Ms. Martin-Flickinger, who was most recently at Adobe where she was chief information officer, is set to be the first chief technology officer in Starbucks’s executive suite, in a testament to the role that technology is playing in the company’s plans. She is replacing Curt Garner, the company’s chief information officer, who will probably leave in November, Starbucks said.

“You will note that I have given her the title of C.T.O. versus the C.I.O. title of the past,” Kevin Johnson, the chief operating officer of Starbucks, wrote in an email sent to employees. “This is a reflection of the fact that I am looking for Gerri to not only be a great leader of our global IT function but also to contribute her expertise to help shape the global strategy and technical architecture that we are building to power Starbucks into the future.”

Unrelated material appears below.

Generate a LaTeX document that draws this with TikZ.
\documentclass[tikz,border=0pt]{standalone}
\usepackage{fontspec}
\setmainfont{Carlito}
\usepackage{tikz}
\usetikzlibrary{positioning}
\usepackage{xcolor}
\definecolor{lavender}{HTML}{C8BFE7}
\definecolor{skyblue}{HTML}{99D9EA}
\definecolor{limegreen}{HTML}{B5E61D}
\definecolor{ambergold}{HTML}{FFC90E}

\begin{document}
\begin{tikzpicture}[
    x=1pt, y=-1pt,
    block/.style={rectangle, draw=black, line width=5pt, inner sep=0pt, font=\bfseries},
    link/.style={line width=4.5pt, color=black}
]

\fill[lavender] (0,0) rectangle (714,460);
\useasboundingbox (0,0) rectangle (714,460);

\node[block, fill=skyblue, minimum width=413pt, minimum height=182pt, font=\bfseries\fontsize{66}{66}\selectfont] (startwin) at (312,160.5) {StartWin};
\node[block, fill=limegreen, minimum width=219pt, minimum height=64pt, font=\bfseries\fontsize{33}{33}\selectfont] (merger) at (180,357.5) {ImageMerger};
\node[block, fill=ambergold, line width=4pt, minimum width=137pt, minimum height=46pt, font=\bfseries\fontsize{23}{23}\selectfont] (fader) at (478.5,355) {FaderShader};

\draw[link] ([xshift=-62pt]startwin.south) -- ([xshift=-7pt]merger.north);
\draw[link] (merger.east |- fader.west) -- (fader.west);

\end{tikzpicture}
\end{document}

Mr. Johnson himself is a technology industry veteran, having served as chief executive of Juniper Networks from 2008 to 2013 and previously working for Microsoft.

Mr. Johnson has presided over the recent introduction of what Starbucks calls “Mobile Order and Pay” across the country and in Britain, which enables customers to take care of their orders and payments before they ever hit a store. Based on tests of the new system, Wall Street has applauded the enhancement of the already popular Starbucks app, which is responsible in part for a more than 50 percent jump in the company’s stock so far this year.

Starbucks has moved far more quickly to test and adopt new technology than most restaurants. Early on, it invested in Square, the mobile payments system developed by Twitter’s co-founder Jack Dorsey. It also has installed Clover coffee machines, which combine elements of the French press and vacuum coffee brewing systems to make individual cups of brewed coffee, in some 1,600 stores so far.